Science news for the average citizen.

News Flash: Higgs Remains Missing

higgs-event

As the LHC accelerator at CERN prepares to complete final whole-torus testing and “shoot the moon” with particles colliding at ~5TeV per beam, the report from the DZero experiment at Fermilab’s Tevatron is in - “Wiggly Higgly” (the so-called “God Particle” that imparts mass to matter) remains missing in action at 170GeV/c2.

The prediction that the Higgs boson would appear at 114GeV/c2 was ruled out in 2000, this experiment rules out the next best guess of mass for the exchange particle. This finding will tend to put more importance on findings expected from the higher energy levels at LHC over the next few years, though experimenters have long believed Higgs would be discovered at the lower Tevatron energies. That appears to have been ruled out too.
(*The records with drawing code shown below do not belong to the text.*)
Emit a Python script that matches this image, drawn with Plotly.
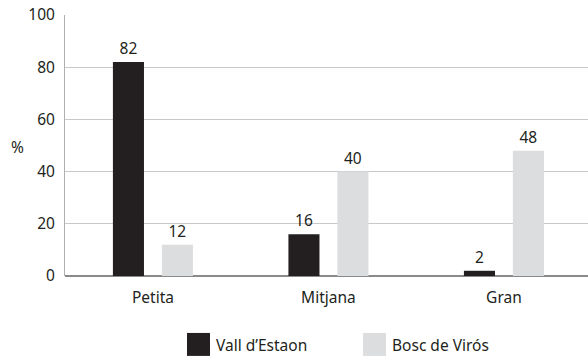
import plotly.graph_objects as go

# Mida de l'arbre per localitat (%)
categories = ["Petita", "Mitjana", "Gran"]
series_names = ["Vall d\u2019Estaon", "Bosc de Virós"]
vall_estaon = [82, 16, 2]
bosc_viros = [12, 40, 48]
y_ticks = [0, 20, 40, 60, 80, 100]

colors = ["#231f20", "#dcdddf"]
FONT = "Noto Sans"
FS = 15.5
TEXT = "#231f20"

fig = go.Figure()
for name, vals, col, off in zip(series_names, [vall_estaon, bosc_viros], colors, [-0.228, 0.051]):
    fig.add_trace(go.Bar(
        x=categories, y=vals, name=name,
        marker=dict(color=col, line=dict(width=0)),
        width=0.177, offset=off,
        text=[str(v) for v in vals], textposition="outside",
        textfont=dict(family=FONT, size=FS, color=TEXT),
        cliponaxis=False, showlegend=False,
    ))

fig.update_layout(
    width=588, height=358,
    margin=dict(l=65, r=0, t=15, b=82),
    paper_bgcolor="white", plot_bgcolor="white",
    barmode="overlay",
    font=dict(family=FONT, size=FS, color=TEXT),
    xaxis=dict(
        type="category", range=[-0.501, 2.479],
        showgrid=False, showline=False, ticks="",
        ticklabelstandoff=10,
        tickfont=dict(family=FONT, size=FS, color=TEXT),
    ),
    yaxis=dict(
        range=[0, 100], tickvals=y_ticks,
        showgrid=True, gridcolor="#c8c8c8", gridwidth=1,
        zeroline=True, zerolinecolor="#8a8a8a", zerolinewidth=1.5,
        showline=True, linecolor="#b0b0b0", linewidth=1,
        ticks="", ticklabelstandoff=6,
        tickfont=dict(family=FONT, size=FS, color=TEXT),
    ),
)

# Títol de l'eix Y
fig.add_annotation(text="%", xref="paper", yref="paper", x=(17 - 65) / 523, y=(276 - 147) / 261.3,
                   xanchor="center", yanchor="middle",
                   showarrow=False, font=dict(family=FONT, size=FS, color=TEXT))

# Llegenda a mà, amb quadrats grans sota el gràfic
legend_x = [187, 363]
for name, col, lx in zip(series_names, colors, legend_x):
    fig.add_shape(type="rect", xref="paper", yref="paper",
                  x0=(lx - 65) / 523, x1=(lx + 23 - 65) / 523,
                  y0=-(333 - 276 + 23) / 261.3, y1=-(333 - 276) / 261.3,
                  fillcolor=col, line=dict(width=0))
    fig.add_annotation(text=name, xref="paper", yref="paper",
                       x=(lx + 27 - 65) / 523, y=-(345 - 276) / 261.3,
                       xanchor="left", yanchor="middle", showarrow=False,
                       font=dict(family=FONT, size=FS, color=TEXT))

fig.write_html("out.html")
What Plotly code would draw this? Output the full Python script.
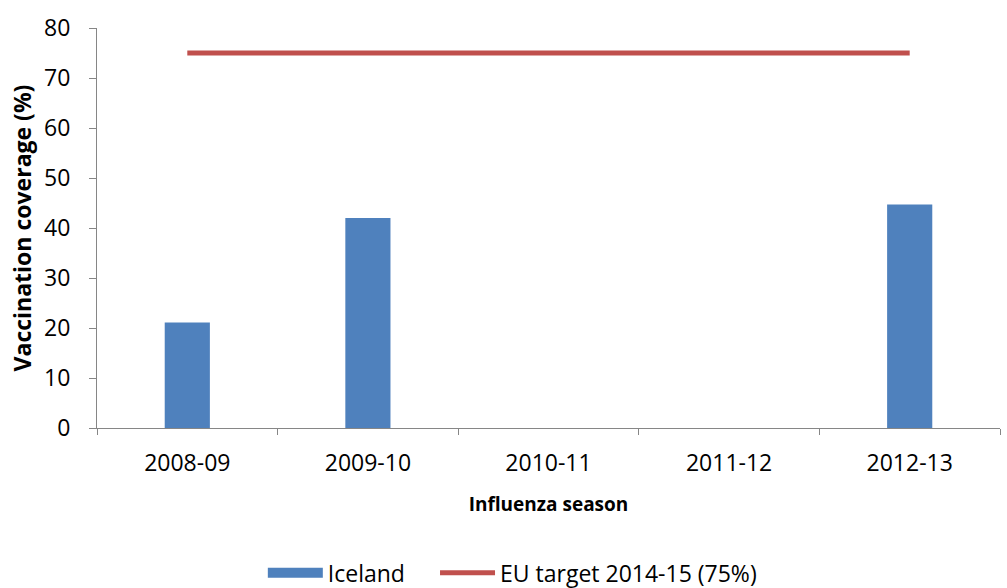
import plotly.graph_objects as go

seasons = ["2008-09", "2009-10", "2010-11", "2011-12", "2012-13"]
iceland = [21.1, 42.0, None, None, 44.7]
eu_target = [75, 75, 75, 75, 75]

FONT = "Open Sans"
AXIS = "#868686"
BAR_COLOR = "#4F81BD"
LINE_COLOR = "#C0504D"

fig = go.Figure()
fig.add_trace(go.Bar(x=seasons, y=iceland, name="Iceland", showlegend=False,
                     marker=dict(color=BAR_COLOR, line=dict(width=0))))
# legend entry drawn as a wide swatch like the original
fig.add_trace(go.Scatter(x=[None], y=[None], name="Iceland", mode="lines",
                         line=dict(color=BAR_COLOR, width=14), hoverinfo="skip",
                         legend="legend"))
fig.add_trace(go.Scatter(x=seasons, y=eu_target, name="EU target 2014-15 (75%)",
                         mode="lines", line=dict(color=LINE_COLOR, width=5),
                         legend="legend2"))

legend_common = dict(orientation="h", xanchor="left", xref="container",
                     yref="container", y=0.026, yanchor="middle",
                     font=dict(size=23), itemwidth=55, borderwidth=0,
                     bgcolor="rgba(0,0,0,0)")

fig.update_layout(
    width=1007, height=588,
    margin=dict(l=97, r=7, t=28, b=160, autoexpand=False),
    plot_bgcolor="white", paper_bgcolor="white",
    font=dict(family=FONT, size=22, color="black"),
    bargap=0.75,
    showlegend=True,
    legend=dict(x=0.261, **legend_common),
    legend2=dict(x=0.432, **legend_common),
)
fig.update_xaxes(type="category", tickson="boundaries", ticks="outside", ticklen=6,
                 tickcolor=AXIS, showline=True, linecolor=AXIS, linewidth=1,
                 showgrid=False, zeroline=False, tickfont=dict(size=23),
                 ticklabelstandoff=14,
                 title=dict(text="<b>Influenza season</b>", font=dict(size=19), standoff=21),
                 automargin=False)
fig.update_yaxes(range=[0, 80], dtick=10, ticks="outside", ticklen=7, tickcolor=AXIS,
                 showline=True, linecolor=AXIS, linewidth=1, showgrid=False, zeroline=False,
                 tickfont=dict(size=23), ticklabelstandoff=14,
                 title=dict(text="<b>Vaccination coverage (%)</b>", font=dict(size=23), standoff=6),
                 automargin=False)

fig.write_html("out.html", config={"displayModeBar": False},
               post_script="document.body.style.margin='0';")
Higgs is probably the most famous component of the ‘Standard Model’ of physics to remain MIA after so much expense over so many years of seeking answers about the nature of nature. The Tevatron experiment did succeed in producing Z boson pairs, so researchers had maintained hope for Higgs at this level.

It took 600 physicists from 90 institutions in 18 countries to determine that Higgs is not present at 170GeV. Perhaps the LHC physicists will have better luck while they’re busy producing quark-gluon plasmas, mini black holes and other odd sub-sub-particles of interest. It’s scheduled to be fully up and running by October, so some answers should come soon!